The Founding Fathers knew the importance of a free press and an informed citizenry, which is why they set up the system that the Post Office delivered newspapers free and give publishers subsidies in the form of paying them to print public and legal notices. So, subsidies are nothing new.

Another way journalism outlets (we've got to stop calling them newspapers because they must be on the Web, not printed on paper) can increase revenue is to do what music companies are now doing - making 360 deals with talent. The music industry was decimated by file sharing on the Internet and by Apple's iTunes and iPods, so record companies cut way back pressing CDs and selling them in record stores and found other outlets such as Starbucks. Today, when record companies sign new artists and agree to promote them, the companies insist that the talent sign a 360 deal that gives the record company a cut of all the money an artist makes in concerts, T-shirts, and other gear and peripheral items - anywhere and everywhere - 360º in other words.

So, for example, The NY Times could sign a deal with Frank Rich in which Rich agrees to give The Times a percentage cut of his off-the-job income from such items as speeches, books, and consulting gigs. The notion driving this concept is that Rich wouldn't be famous and highly sought after if it weren't for his exposure in The Times. He might be Rich, but he wouldn't be wealthy if he wrote for the Point Reyes Light, even though it won a Pulitzer Prize.

Journalism outlets could do events and conferences that don't appear to be influence peddling; their book reviewers could host book clubs and author readings, their movie reviewers could host movie preview events and discussions, their restaurant and food critics could host events and tastings, and cooking classes.

My wife, Julia, and I paid $75 each for a Dim Sum tour of New York's Chinatown from the Institute of Culinary Education (ICE).
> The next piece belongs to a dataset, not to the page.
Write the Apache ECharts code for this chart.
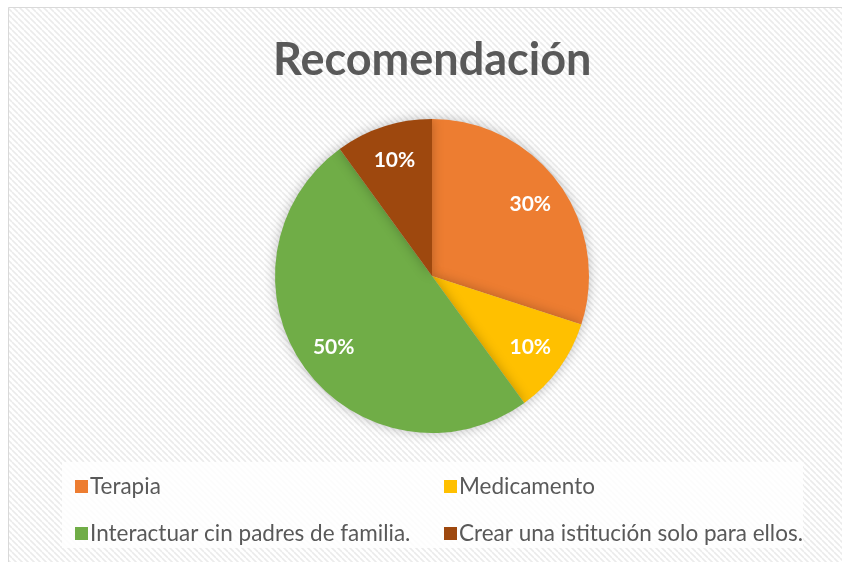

We enjoyed it thoroughly and the guide, expert cook and teacher, Norm Weinstein, was terrific. But we would probably pay twice as much for a similar tour sponsored by The Times.

The Times and other newspapers in their state of journalistic head-in-the-sand ostrichitis would probably say that they are in the news business, not the tour or the event or the education business and that they have to remain "pure." But they have forgotten what Harvard Business School's Theodore Levitt said about the railroad business - that the railroads went out of business because they mistakenly thought they were in the railroad business.

Newspapers think like buggy whip makers thought in 1908, that they were in the buggy-whip business, but their business was killed by the automobile. If they had re-defined their businesses as the vehicle acceleration business, they might have survived. Newspapers need to similarly re-define their businesses and find multiple revenue streams to support their journalism.

These news outlets also need to exploit the new e-reader technology, as suggested by Alan Mutter in his Reflections of a Newsosaur blog on January 8 in a post titled "Holy Moses! Media need to gear up for tablets."

The point is that journalism outlets have to explore multiple revenue streams, including government subsidies.